Tally every line featuring "with", then give that tally alone.
*** Supplied information
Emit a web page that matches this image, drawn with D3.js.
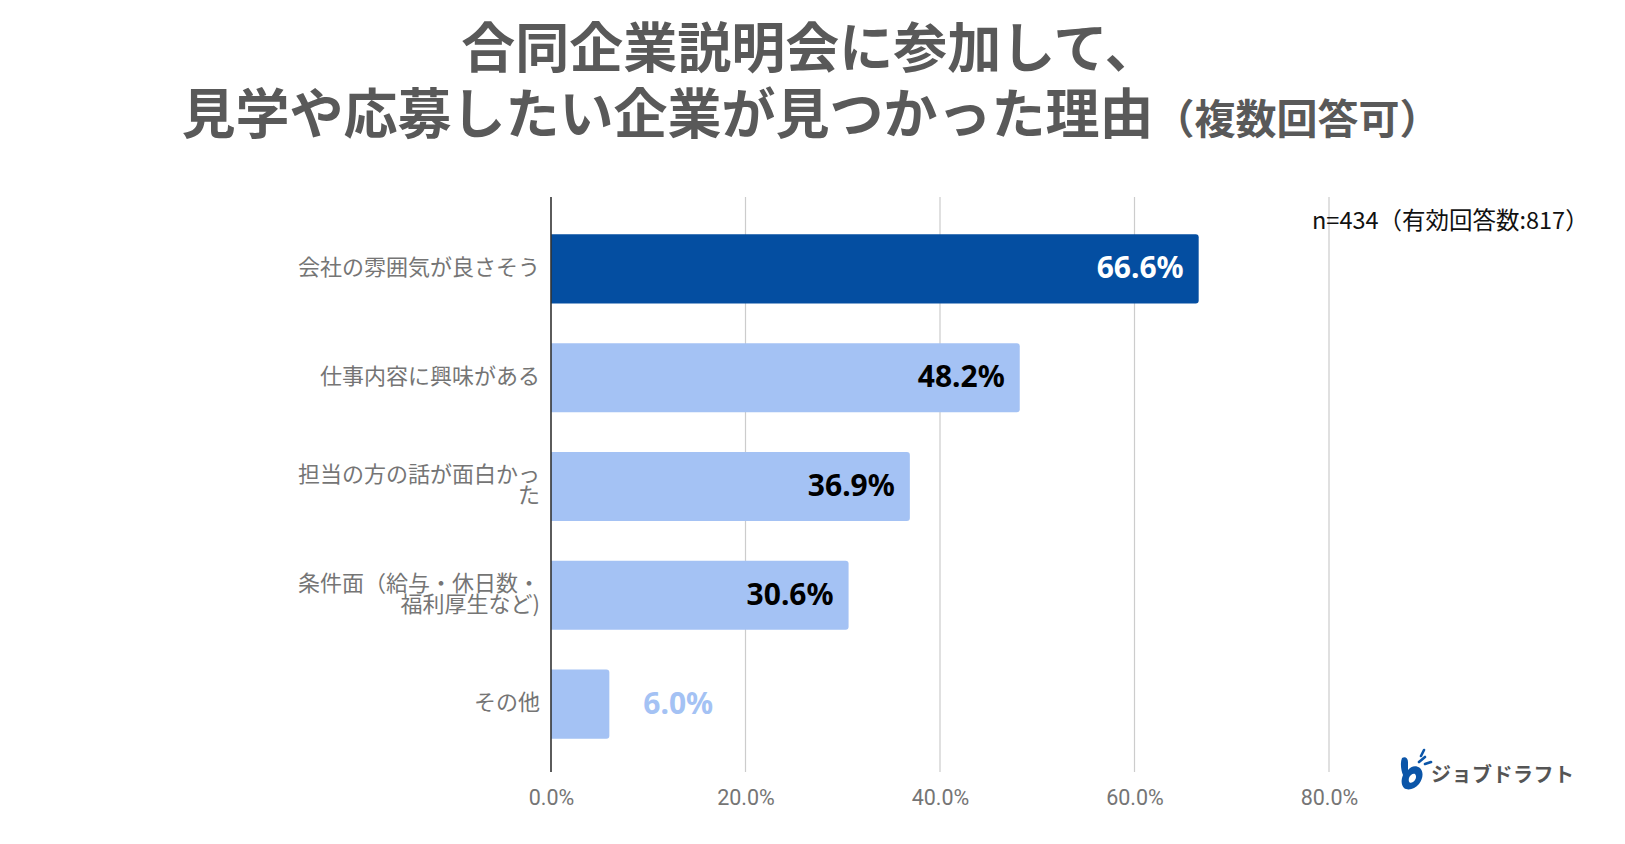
<!DOCTYPE html>
<html><head><meta charset="utf-8">
<script src="https://cdn.jsdelivr.net/npm/d3@7/dist/d3.min.js"></script>
<style>
html,body{margin:0;padding:0;background:#fff;}
svg{display:block;}
</style></head>
<body>
<svg id="chart" width="1625" height="844"></svg>
<script>
const titleLine1 = "合同企業説明会に参加して、";
const titleLine2 = "見学や応募したい企業が見つかった理由";
const titleSuffix = "（複数回答可）";
const noteText = "n=434（有効回答数:817）";
const categories = [
  ["会社の雰囲気が良さそう"],
  ["仕事内容に興味がある"],
  ["担当の方の話が面白かっ", "た"],
  ["条件面（給与・休日数・", "福利厚生など)"],
  ["その他"]
];
const values = [66.6, 48.2, 36.9, 30.6, 6.0];
const xTicks = [0, 20, 40, 60, 80];
const logoText = "ジョブドラフト";

const svg = d3.select("#chart");
const plotTop = 197, plotBottom = 772;

const x = d3.scaleLinear().domain([0, 80]).range([551, 1329]);
const y = d3.scaleBand().domain(d3.range(categories.length))
  .range([214.5, 758.5]).paddingInner(0.365).paddingOuter(0.1825);

// Title
const title = svg.append("text")
  .attr("text-anchor", "middle")
  .attr("font-family", "'Noto Sans CJK JP', sans-serif")
  .attr("font-weight", 700)
  .attr("fill", "#595959");
title.append("tspan").attr("x", 810).attr("y", 68).attr("font-size", 54).text(titleLine1);
title.append("tspan").attr("x", 811).attr("y", 134).attr("font-size", 54).text(titleLine2);
title.append("tspan").attr("font-size", 41).text(titleSuffix);

// Gridlines
svg.append("g").selectAll("line").data(xTicks.filter(d => d > 0)).join("line")
  .attr("x1", d => x(d)).attr("x2", d => x(d))
  .attr("y1", plotTop).attr("y2", plotBottom)
  .attr("stroke", "#cccccc").attr("stroke-width", 1.2);

// Bars with rounded right corners
const r = 3;
function barPath(x0, x1, y0, h) {
  const w = x1 - x0;
  const rr = Math.min(r, w / 2);
  return `M${x0},${y0}H${x1 - rr}Q${x1},${y0} ${x1},${y0 + rr}V${y0 + h - rr}Q${x1},${y0 + h} ${x1 - rr},${y0 + h}H${x0}Z`;
}
svg.append("g").selectAll("path").data(values).join("path")
  .attr("d", (d, i) => barPath(x(0), x(d), y(i), y.bandwidth()))
  .attr("fill", (d, i) => i === 0 ? "#044ea1" : "#a4c2f4");

// Axis line (left)
svg.append("line")
  .attr("x1", x(0)).attr("x2", x(0))
  .attr("y1", plotTop).attr("y2", plotBottom)
  .attr("stroke", "#333333").attr("stroke-width", 1.6);

// X axis tick labels
const xAxis = d3.axisBottom(x).tickValues(xTicks).tickFormat(d => d.toFixed(1) + "%").tickSize(0);
const gx = svg.append("g").attr("transform", `translate(0,${plotBottom + 15})`).call(xAxis);
gx.select(".domain").remove();
gx.selectAll("text")
  .attr("font-family", "Roboto, 'Noto Sans', sans-serif")
  .attr("font-size", 21.5).attr("fill", "#757575");

// Category labels
const catG = svg.append("g")
  .attr("font-family", "'Noto Sans CJK JP', sans-serif")
  .attr("font-size", 22).attr("fill", "#757575")
  .attr("text-anchor", "end");
categories.forEach((lines, i) => {
  const cy = y(i) + y.bandwidth() / 2 - 3;
  const lh = 21.5;
  const startY = cy - (lines.length - 1) * lh / 2 - 1;
  const t = catG.append("text").attr("dominant-baseline", "central");
  lines.forEach((ln, j) => {
    t.append("tspan").attr("x", 540).attr("y", startY + j * lh).text(ln);
  });
});

// Value labels
svg.append("g").selectAll("text").data(values).join("text")
  .attr("font-family", "'Noto Sans', 'Open Sans', sans-serif")
  .attr("font-weight", 700).attr("font-size", 30)
  .attr("dominant-baseline", "central")
  .attr("y", (d, i) => y(i) + y.bandwidth() / 2 - 2)
  .attr("x", d => (x(d) - x(0) > 100) ? x(d) - 15 : x(d) + 34)
  .attr("text-anchor", d => (x(d) - x(0) > 100) ? "end" : "start")
  .attr("fill", (d, i) => i === 0 ? "#ffffff" : ((x(d) - x(0) > 100) ? "#000000" : "#a4c2f4"))
  .text(d => d.toFixed(1) + "%");

// Note
svg.append("text")
  .attr("x", 1312).attr("y", 219)
  .attr("dominant-baseline", "central")
  .attr("font-family", "'Noto Sans CJK JP', sans-serif")
  .attr("font-size", 23.5).attr("fill", "#111111")
  .text(noteText);

// Logo
const logo = svg.append("g").attr("transform", "translate(1399,748)");
logo.append("path")
  .attr("d", "M3,10 C6,8 9,10 9,14 L9,22 C12,18 17,17 21,20 C25,24 24,31 20,36 C16,41 9,43 5,40 C2,37 2,32 4,27 C2,22 1,15 3,10 Z M10,30 C9,34 11,36 14,34 C17,32 18,28 16,26 C14,25 11,27 10,30 Z")
  .attr("fill", "#0b55a8").attr("fill-rule", "evenodd");
logo.append("path")
  .attr("d", "M20,14 L26,9 M22,8 L25,2 M26,16 L32,14")
  .attr("stroke", "#0b55a8").attr("stroke-width", 2.6).attr("stroke-linecap", "round");
logo.append("text")
  .attr("x", 32).attr("y", 25)
  .attr("dominant-baseline", "central")
  .attr("font-family", "'Noto Sans CJK JP', sans-serif")
  .attr("font-weight", 700).attr("font-size", 20)
  .attr("fill", "#555555")
  .attr("letter-spacing", 0.5)
  .text(logoText);
</script>
</body></html>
******
Response to this task ▸ 2